Il capogruppo di Forza Italia alla Regione Abruzzo Lorenzo Sospiri e i consiglieri comunali di Cepagatti Monica Ciuffi e Paolo Di Domizio evidenziano poi che prima del parere da parte della Commissione Via, va rivista la procedura stessa di revisione del progetto, manca lo studio sull’habitat, lo studio sulle terre e rocce di scavo, sulla Valutazione Ambientale Strategica.

I GEOLOGI: “OPERA INUTILE”

Le critiche più radicali sono contenute nelle osservazioni messe a punto da un gruppo di geologi professionisti e che a breve saranno anch’esse depositate al Comitato Via.
Il progetto si evidenzia è finalizzata a ridurre di circa il 13 per cento la portata massima dell’onda di piena garantendo in teoria un ritardo del picco dell’ onda di piena di 13 ore.

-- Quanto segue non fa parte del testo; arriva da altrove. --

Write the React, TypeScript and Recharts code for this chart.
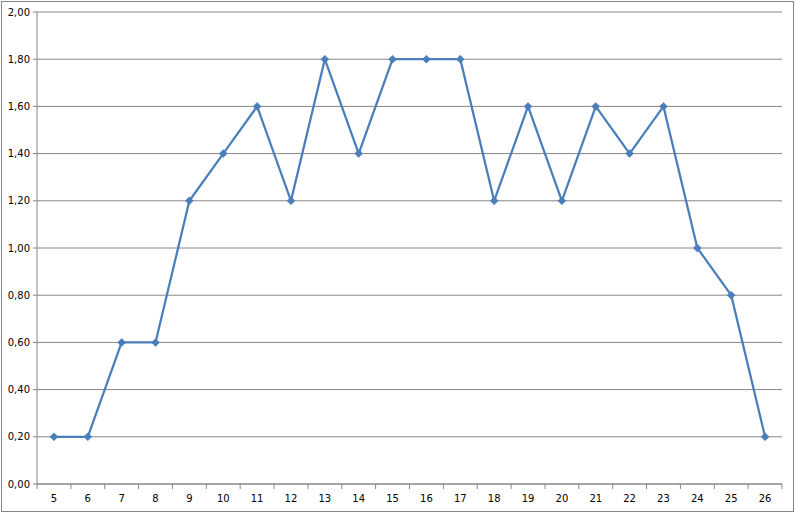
import React from "react"
import { CartesianGrid, Line, LineChart, XAxis, YAxis } from "recharts"

const categories = ["5", "6", "7", "8", "9", "10", "11", "12", "13", "14", "15", "16", "17", "18", "19", "20", "21", "22", "23", "24", "25", "26"]
const values = [0.2, 0.2, 0.6, 0.6, 1.2, 1.4, 1.6, 1.2, 1.8, 1.4, 1.8, 1.8, 1.8, 1.2, 1.6, 1.2, 1.6, 1.4, 1.6, 1.0, 0.8, 0.2]
const yTicks = [0, 0.2, 0.4, 0.6, 0.8, 1.0, 1.2, 1.4, 1.6, 1.8, 2.0]

const data = categories.map((label, i) => ({ label, value: values[i] }))

const lineColor = "#4a7ebb"
const axisColor = "#868686"
const fontFamily = "'DejaVu Sans', Verdana, sans-serif"

const chartWidth = 795
const chartHeight = 514
const margin = { top: 12, right: 13, left: 0, bottom: 0 }
const xAxisHeight = 30
const yAxisWidth = 37
const plotWidth = chartWidth - margin.left - margin.right - yAxisWidth
const step = plotWidth / categories.length

function Diamond(props: any) {
  const { cx, cy } = props
  if (cx == null || cy == null) return null
  const r = 4
  return (
    <path
      d={`M${cx},${cy - r} L${cx + r},${cy} L${cx},${cy + r} L${cx - r},${cy} Z`}
      fill={lineColor}
      stroke={lineColor}
      strokeWidth={0.5}
    />
  )
}

function CategoryTick(props: any) {
  const { x, y, payload, index } = props
  const left = x - step / 2
  const right = x + step / 2
  const isLast = index === categories.length - 1
  return (
    <g>
      <line x1={left} y1={y} x2={left} y2={y + 5} stroke={axisColor} />
      {isLast && <line x1={right} y1={y} x2={right} y2={y + 5} stroke={axisColor} />}
      <text x={x} y={y + 18} textAnchor="middle" fontSize={10} fontFamily={fontFamily} fill="#000">
        {payload.value}
      </text>
    </g>
  )
}

export default function App() {
  return (
    <div style={{ position: "absolute", left: 0, top: 0, width: chartWidth, height: chartHeight, background: "#fff" }}>
      <div
        style={{
          position: "absolute",
          left: 1,
          top: 1,
          width: 793,
          height: 511,
          boxSizing: "border-box",
          border: `1px solid ${axisColor}`,
        }}
      />
      <div style={{ position: "absolute", left: 0, top: 0 }}>
        <LineChart width={chartWidth} height={chartHeight} data={data} margin={margin}>
          <CartesianGrid vertical={false} stroke={axisColor} strokeWidth={1} />
          <XAxis
            dataKey="label"
            interval={0}
            padding={{ left: step / 2, right: step / 2 }}
            stroke={axisColor}
            tickLine={false}
            tickSize={0}
            tickMargin={0}
            height={xAxisHeight}
            tick={<CategoryTick />}
          />
          <YAxis
            domain={[0, 2]}
            ticks={yTicks}
            interval={0}
            width={yAxisWidth}
            stroke={axisColor}
            tickSize={4}
            tickMargin={3}
            tick={{ fontSize: 10, fontFamily, fill: "#000" }}
            tickFormatter={(v: number) => v.toFixed(2).replace(".", ",")}
          />
          <Line
            type="linear"
            dataKey="value"
            stroke={lineColor}
            strokeWidth={2.25}
            dot={<Diamond />}
            activeDot={false}
            isAnimationActive={false}
          />
        </LineChart>
      </div>
    </div>
  )
}
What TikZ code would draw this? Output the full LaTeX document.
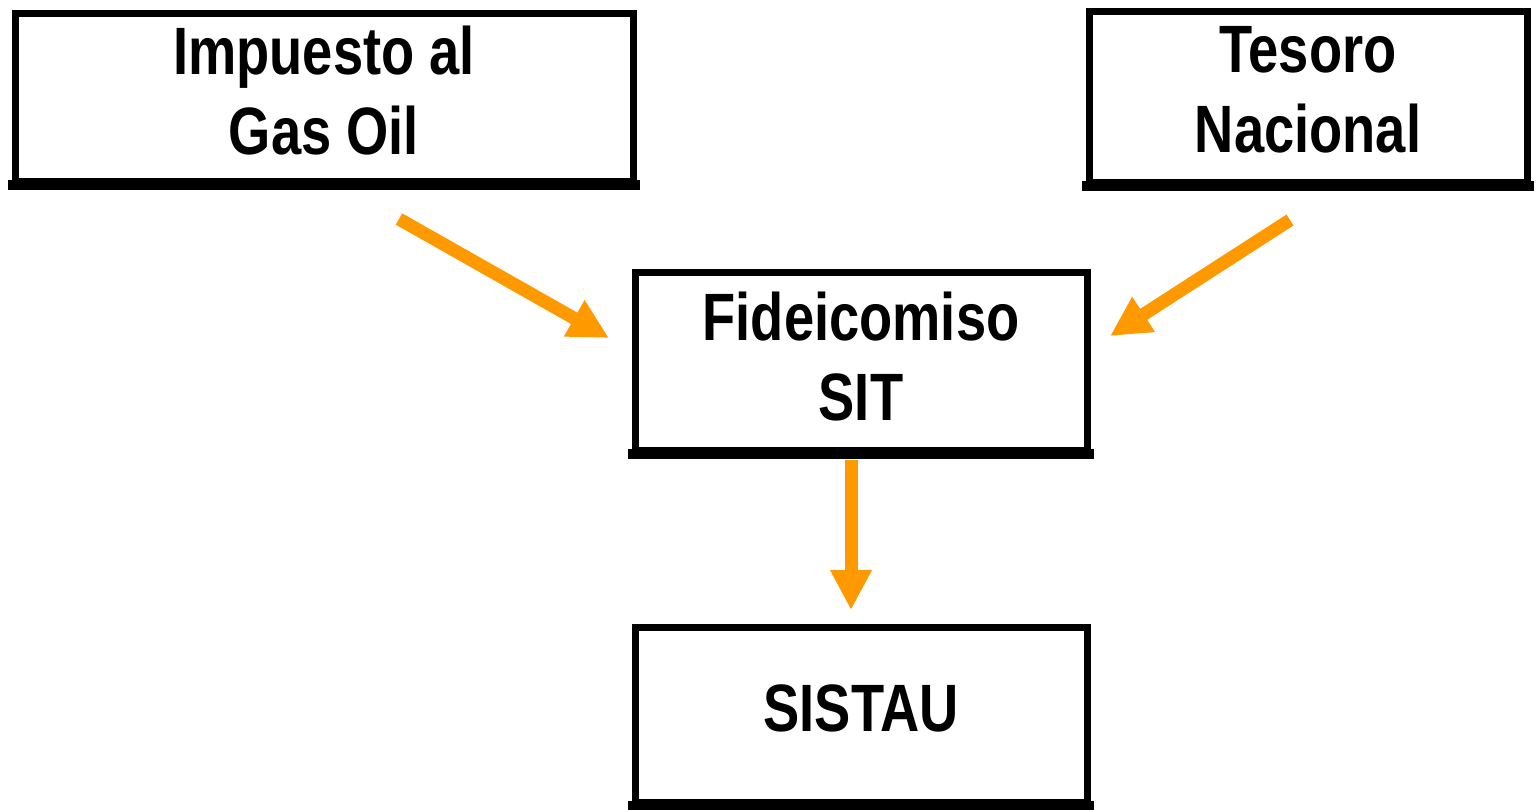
\documentclass[tikz,border=0pt]{standalone}
\usepackage{fontspec}
\setmainfont{Liberation Sans}[FakeStretch=0.81]
\usetikzlibrary{arrows.meta}
\definecolor{flow}{HTML}{FF9900}
\newcommand\liftup[1]{\rule[-#1]{0pt}{0pt}}
\begin{document}
\begin{tikzpicture}[x=0.5pt,y=-0.5pt,
  box/.style={draw=black, line width=3.5pt, fill=white, rectangle, inner sep=0pt,
    align=center, font=\bfseries\fontsize{33.5}{40}\selectfont},
  flowarrow/.style={draw=flow, line width=6.5pt,
    -{Triangle[width=19.5pt,length=20pt]}}]
\useasboundingbox (0,0) rectangle (1537,809);
\node[box, minimum width=309pt, minimum height=84pt] (imp) at (324,97) {Impuesto al\\Gas Oil\liftup{7pt}};
\node[box, minimum width=219pt, minimum height=85.5pt] (tes) at (1308,96.5) {Tesoro\\Nacional\liftup{7pt}};
\node[box, minimum width=226pt, minimum height=89pt] (fid) at (861,361) {Fideicomiso\\SIT\liftup{4.5pt}};
\node[box, minimum width=226pt, minimum height=87.5pt] (sis) at (861,714.5) {SISTAU\liftup{6pt}};
\foreach \b in {imp,tes,fid,sis}{
  \draw[line width=5pt] ([xshift=-1.75pt]\b.south west) -- ([xshift=1.75pt]\b.south east);
}
\coordinate (a1s) at (399,219);
\coordinate (a1e) at (609,338);
\coordinate (a2s) at (1290,220);
\coordinate (a2e) at (1110,336);
\coordinate (a3s) at (851,460);
\coordinate (a3e) at (851,610);
\draw[flowarrow] (a1s) -- (a1e);
\draw[flowarrow] (a2s) -- (a2e);
\draw[flowarrow] (a3s) -- (a3e);
\end{tikzpicture}
\end{document}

Sono però note nella classificazione degli eventi di piena del fiume Pescara la persistenza di fenomeni alluvionali per circa 48 ore a causa dell’assetto idrogeologico dell’intero bacino. Ergo non vale la pena spendere quasi 60 milioni di euro per un intervento che non mette al riparo dal rischio alluvione i centri abitati a valle, ma ritarda solo la tragica evenienza.

Il progetto, poi è stato studiato adeguandosi ad una previsione di portata limitata al caso di circa 690 metri cubi al secondo, indicando nei 50 anni il periodo di ritorno, ovvero il tempo medio intercorrente tra il verificarsi di due eventi successivi di entità uguale o superiore. Ma se si considerano tempi di ritorno di 200 anni, per un opera la portata massima di una eventuale piena è di 1.200 metri cubi al secondo, più del doppio di quella che è in grado di disinnescare l’opera.

E va anche tenuto conto che alla luce delle pubblicazioni climatologiche ufficiali internazionali è pressochè sicuro un aumento degli eventi meteorologici estremi.

Un progetto di “smorzamento” insomma del 10 per cento dell'onda di piena sul fiume Pescara, sempre ammesso che l'evento di piena non superi le 13 ore e che la portata si mantenga circa al di sotto del 30 per cento dei massimi storici. Che non giustifica il costo e la distruzione di ettari di terra fertile.